#### Provided material ####

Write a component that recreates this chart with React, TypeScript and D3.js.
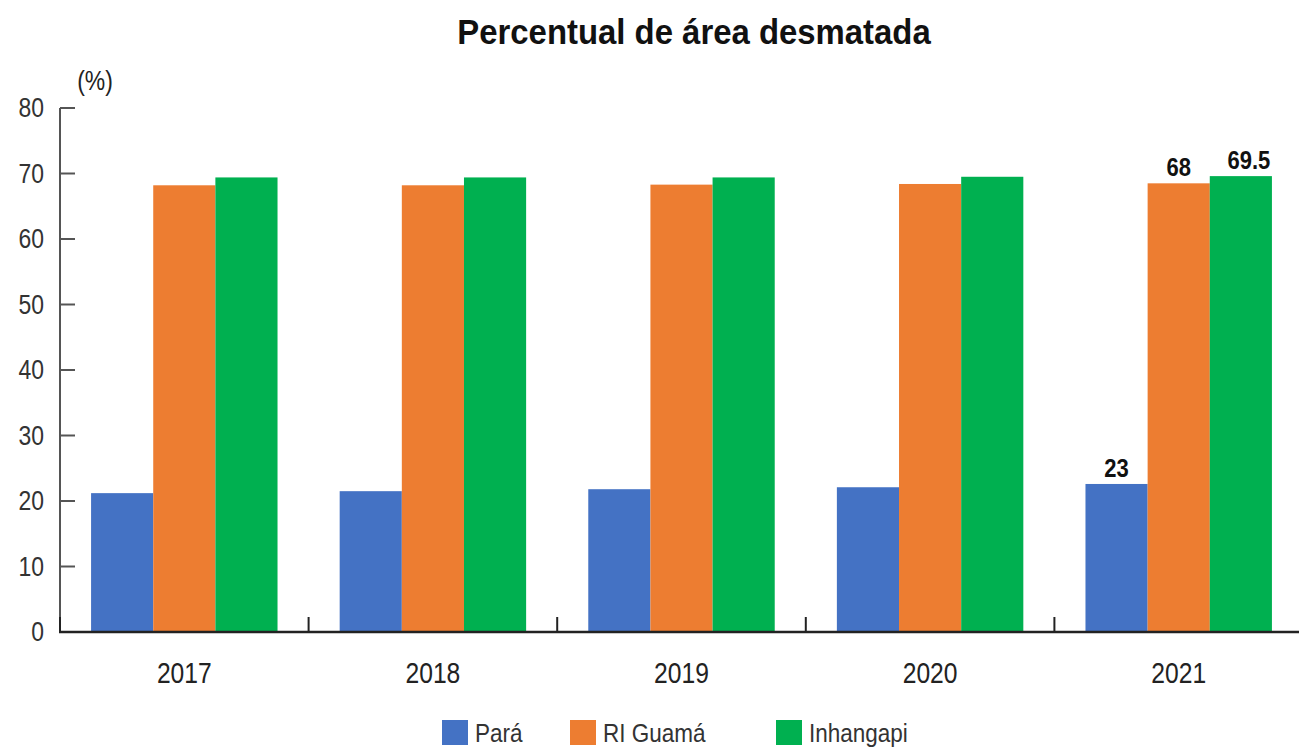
import React from "react";
import * as d3 from "d3";

// data
const years = ["2017", "2018", "2019", "2020", "2021"];
const seriesNames = ["Pará", "RI Guamá", "Inhangapi"];
const para = [21.2, 21.5, 21.8, 22.1, 22.6];
const guama = [68.2, 68.2, 68.3, 68.4, 68.5];
const inhangapi = [69.4, 69.4, 69.4, 69.5, 69.6];
const colors = ["#4472C4", "#ED7D31", "#00B050"];
const yTicks = [0, 10, 20, 30, 40, 50, 60, 70, 80];
// only the last year carries value labels
const labels2021 = ["23", "68", "69.5"];

const FONT = "'Liberation Sans', Arial, sans-serif";

// text squeezed horizontally, the reference uses a narrow font
const NText = ({ x, y, sx = 0.85, anchor = "start", size, bold = false, fill = "#222", children }: any) => (
  <text
    transform={`translate(${x},${y}) scale(${sx},1)`}
    textAnchor={anchor}
    fontFamily={FONT}
    fontWeight={bold ? "bold" : "normal"}
    fontSize={size}
    fill={fill}
  >
    {children}
  </text>
);

const App = () => {
  const width = 1299;
  const height = 750;
  const left = 60;
  const right = 1303;
  const top = 108;
  const bottom = 632;

  const series = [para, guama, inhangapi];

  const x0 = d3.scaleBand().domain(years).range([left, right]).padding(0);
  const bw = x0.bandwidth();
  const x1 = d3
    .scaleBand()
    .domain(seriesNames)
    .range([bw * 0.125, bw * 0.875])
    .padding(0);
  const y = d3.scaleLinear().domain([0, 80]).range([bottom, top]);

  const legendX = [442, 570, 776];

  return (
    <svg
      width={width}
      height={height}
      style={{ position: "absolute", left: 0, top: 0, background: "#fff" }}
    >
      <NText x={694} y={44} anchor="middle" size={35} sx={0.94} bold fill="#111">
        Percentual de área desmatada
      </NText>
      <NText x={95} y={90} anchor="middle" size={27} fill="#222">
        (%)
      </NText>

      {/* bars */}
      {years.map((yr, i) => (
        <g key={yr} transform={`translate(${x0(yr)},0)`}>
          {seriesNames.map((s, j) => (
            <rect
              key={s}
              x={x1(s)}
              y={y(series[j][i])}
              width={x1.bandwidth()}
              height={y(0) - y(series[j][i])}
              fill={colors[j]}
            />
          ))}
        </g>
      ))}

      {/* labels on 2021 */}
      {seriesNames.map((s, j) => {
        const yr = years[years.length - 1];
        const v = series[j][years.length - 1];
        return (
          <NText
            key={s}
            x={(x0(yr) as number) + (x1(s) as number) + x1.bandwidth() / 2 + (j === 2 ? 8 : 0)}
            y={y(v) - 7}
            anchor="middle"
            size={25}
            sx={0.88}
            bold
            fill="#111"
          >
            {labels2021[j]}
          </NText>
        );
      })}

      {/* y axis */}
      <line x1={left} x2={left} y1={top} y2={bottom} stroke="#555" strokeWidth={2} />
      {yTicks.map((t) => (
        <g key={t}>
          {t > 0 && (
            <line x1={left} x2={left + 15} y1={y(t)} y2={y(t)} stroke="#555" strokeWidth={2} />
          )}
          <NText x={44} y={y(t) + 9} anchor="end" size={27} fill="#333">
            {t}
          </NText>
        </g>
      ))}

      {/* x axis */}
      <line x1={left - 1} x2={right} y1={bottom} y2={bottom} stroke="#222" strokeWidth={2.5} />
      {years.map((yr) => (
        <g key={yr}>
          <line
            x1={x0(yr)}
            x2={x0(yr)}
            y1={bottom}
            y2={bottom - 15}
            stroke="#222"
            strokeWidth={2}
          />
          <NText x={(x0(yr) as number) + bw / 2} y={683} anchor="middle" size={29} fill="#222">
            {yr}
          </NText>
        </g>
      ))}

      {/* legend */}
      {seriesNames.map((s, j) => (
        <g key={s}>
          <rect x={legendX[j]} y={720} width={26} height={25} fill={colors[j]} />
          <NText x={legendX[j] + 33} y={742} size={25} sx={0.9} fill="#333">
            {s}
          </NText>
        </g>
      ))}
    </svg>
  );
};

export default App;
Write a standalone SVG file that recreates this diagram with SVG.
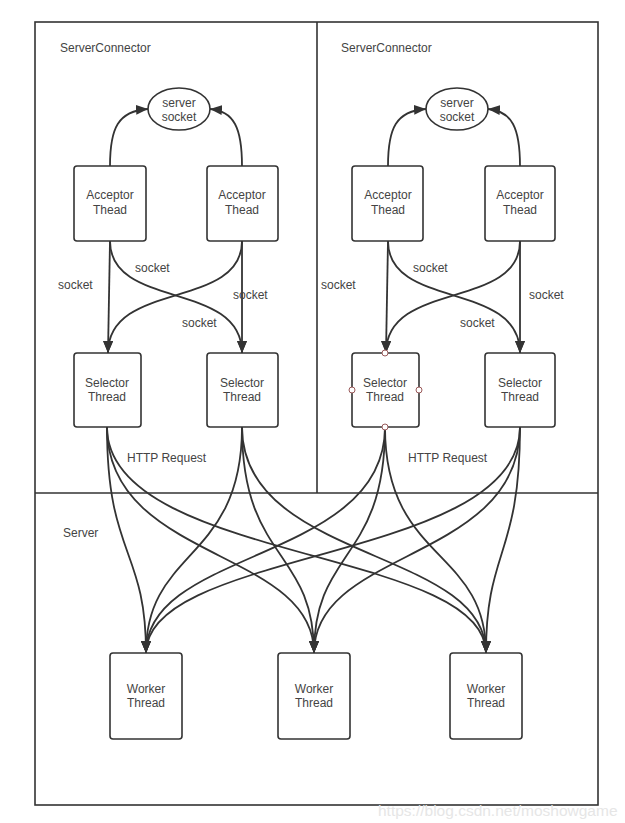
<svg xmlns="http://www.w3.org/2000/svg" width="625" height="823" viewBox="0 0 625 823">
<defs>
<marker id="ah" markerWidth="13" markerHeight="10" refX="12" refY="5" orient="auto" markerUnits="userSpaceOnUse">
<path d="M0,0 L12,5 L0,10 Z" fill="#333"/>
</marker>
<style>
.frame{fill:none;stroke:#333;stroke-width:1.6}
.box{fill:#fff;stroke:#333;stroke-width:1.6}
.arr{fill:none;stroke:#333;stroke-width:1.8;marker-end:url(#ah)}
.t{font-family:"Liberation Sans",Arial,sans-serif;font-size:12px;fill:#444}
.c{text-anchor:middle}
.h{fill:#fff;stroke:#9a5a5a;stroke-width:1}
.wm{font-family:"Liberation Sans",Arial,sans-serif;font-size:15.5px;fill:#e6e6e6}
</style>
</defs>
<rect width="625" height="823" fill="#fff"/>
<g id="frames">
<rect class="frame" x="35" y="22" width="563" height="783"/>
<line class="frame" x1="35" y1="493" x2="598" y2="493"/>
<line class="frame" x1="317" y1="22" x2="317" y2="493"/>
<text class="t" x="60" y="52">ServerConnector</text>
<text class="t" x="341" y="52">ServerConnector</text>
<text class="t" x="63" y="537">Server</text>
</g>
<g id="connectors">
<path class="arr" d="M110,166 C110,128 118,111 148,109"/>
<path class="arr" d="M242,166 C242,128 234,111 210,109"/>
<path class="arr" d="M388,166 C388,128 396,111 426,109"/>
<path class="arr" d="M520,166 C520,128 512,111 488,109"/>
<path class="arr" d="M110,241 L108,353"/>
<path class="arr" d="M110,241 C110,310 242,280 242,353"/>
<path class="arr" d="M242,241 L242,353"/>
<path class="arr" d="M242,241 C242,310 108,280 108,353"/>
<path class="arr" d="M388,241 L386,353"/>
<path class="arr" d="M388,241 C388,310 520,280 520,353"/>
<path class="arr" d="M520,241 L520,353"/>
<path class="arr" d="M520,241 C520,310 386,280 386,353"/>
<path class="arr" d="M107,427 C107,557 146,548 146,653"/>
<path class="arr" d="M107,427 C107,562 314,548 314,653"/>
<path class="arr" d="M107,427 C107,562 486,548 486,653"/>
<path class="arr" d="M242,427 C242,562 146,548 146,653"/>
<path class="arr" d="M242,427 C242,562 314,548 314,653"/>
<path class="arr" d="M242,427 C242,562 486,548 486,653"/>
<path class="arr" d="M385,427 C385,562 146,548 146,653"/>
<path class="arr" d="M385,427 C385,562 314,548 314,653"/>
<path class="arr" d="M385,427 C385,562 486,548 486,653"/>
<path class="arr" d="M520,427 C520,562 146,548 146,653"/>
<path class="arr" d="M520,427 C520,562 314,548 314,653"/>
<path class="arr" d="M520,427 C520,557 486,548 486,653"/>
<text class="t" x="58" y="289">socket</text>
<text class="t" x="135" y="272">socket</text>
<text class="t" x="233" y="299">socket</text>
<text class="t" x="182" y="327">socket</text>
<text class="t" x="321" y="289">socket</text>
<text class="t" x="413" y="272">socket</text>
<text class="t" x="529" y="299">socket</text>
<text class="t" x="460" y="327">socket</text>
<text class="t" x="127" y="462">HTTP Request</text>
<text class="t" x="408" y="462">HTTP Request</text>
</g>
<g id="serversocket-left">
<ellipse class="box" cx="179" cy="109" rx="31" ry="21"/>
<text class="t c" x="179" y="107">server</text>
<text class="t c" x="179" y="121">socket</text>
</g>
<g id="serversocket-right">
<ellipse class="box" cx="457" cy="109" rx="31" ry="21"/>
<text class="t c" x="457" y="107">server</text>
<text class="t c" x="457" y="121">socket</text>
</g>
<g id="acceptor-1">
<rect class="box" x="74" y="166" width="72" height="75" rx="3"/>
<text class="t c" x="110" y="199">Acceptor</text>
<text class="t c" x="110" y="214">Thead</text>
</g>
<g id="acceptor-2">
<rect class="box" x="207" y="166" width="71" height="75" rx="3"/>
<text class="t c" x="242" y="199">Acceptor</text>
<text class="t c" x="242" y="214">Thead</text>
</g>
<g id="acceptor-3">
<rect class="box" x="352" y="166" width="71" height="75" rx="3"/>
<text class="t c" x="388" y="199">Acceptor</text>
<text class="t c" x="388" y="214">Thead</text>
</g>
<g id="acceptor-4">
<rect class="box" x="485" y="166" width="70" height="75" rx="3"/>
<text class="t c" x="520" y="199">Acceptor</text>
<text class="t c" x="520" y="214">Thead</text>
</g>
<g id="selector-1">
<rect class="box" x="74" y="353" width="67" height="74" rx="3"/>
<text class="t c" x="107" y="387">Selector</text>
<text class="t c" x="107" y="401">Thread</text>
</g>
<g id="selector-2">
<rect class="box" x="207" y="353" width="71" height="74" rx="3"/>
<text class="t c" x="242" y="387">Selector</text>
<text class="t c" x="242" y="401">Thread</text>
</g>
<g id="selector-3">
<rect class="box" x="352" y="353" width="67" height="74" rx="3"/>
<text class="t c" x="385" y="387">Selector</text>
<text class="t c" x="385" y="401">Thread</text>
<circle class="h" cx="385" cy="353" r="3"/>
<circle class="h" cx="352" cy="390" r="3"/>
<circle class="h" cx="419" cy="390" r="3"/>
<circle class="h" cx="385" cy="427" r="3"/>
</g>
<g id="selector-4">
<rect class="box" x="485" y="353" width="70" height="74" rx="3"/>
<text class="t c" x="520" y="387">Selector</text>
<text class="t c" x="520" y="401">Thread</text>
</g>
<g id="worker-1">
<rect class="box" x="110" y="653" width="72" height="86" rx="3"/>
<text class="t c" x="146" y="693">Worker</text>
<text class="t c" x="146" y="707">Thread</text>
</g>
<g id="worker-2">
<rect class="box" x="278" y="653" width="72" height="86" rx="3"/>
<text class="t c" x="314" y="693">Worker</text>
<text class="t c" x="314" y="707">Thread</text>
</g>
<g id="worker-3">
<rect class="box" x="450" y="653" width="72" height="86" rx="3"/>
<text class="t c" x="486" y="693">Worker</text>
<text class="t c" x="486" y="707">Thread</text>
</g>
<text class="wm" x="378" y="816">https://blog.csdn.net/moshowgame</text>
</svg>
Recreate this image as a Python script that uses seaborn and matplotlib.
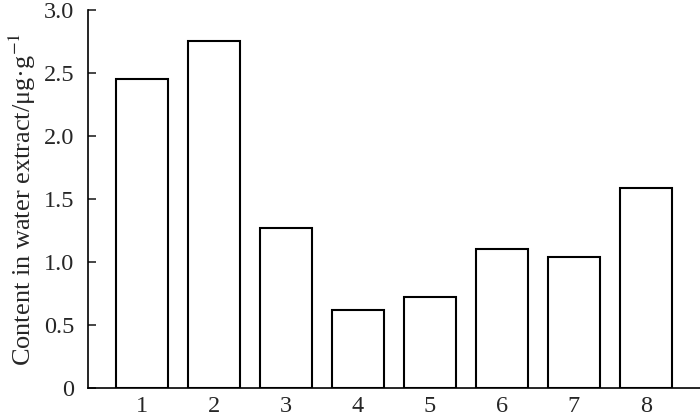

####

Work to be completed: Return, please, the exact lines from the beginning of the entries above through the line containing "import * as", both included; pictures are left out.

Written reply:
Write a component that recreates this chart with React, TypeScript and D3.js.
import React from "react";
import * as d3 from "d3";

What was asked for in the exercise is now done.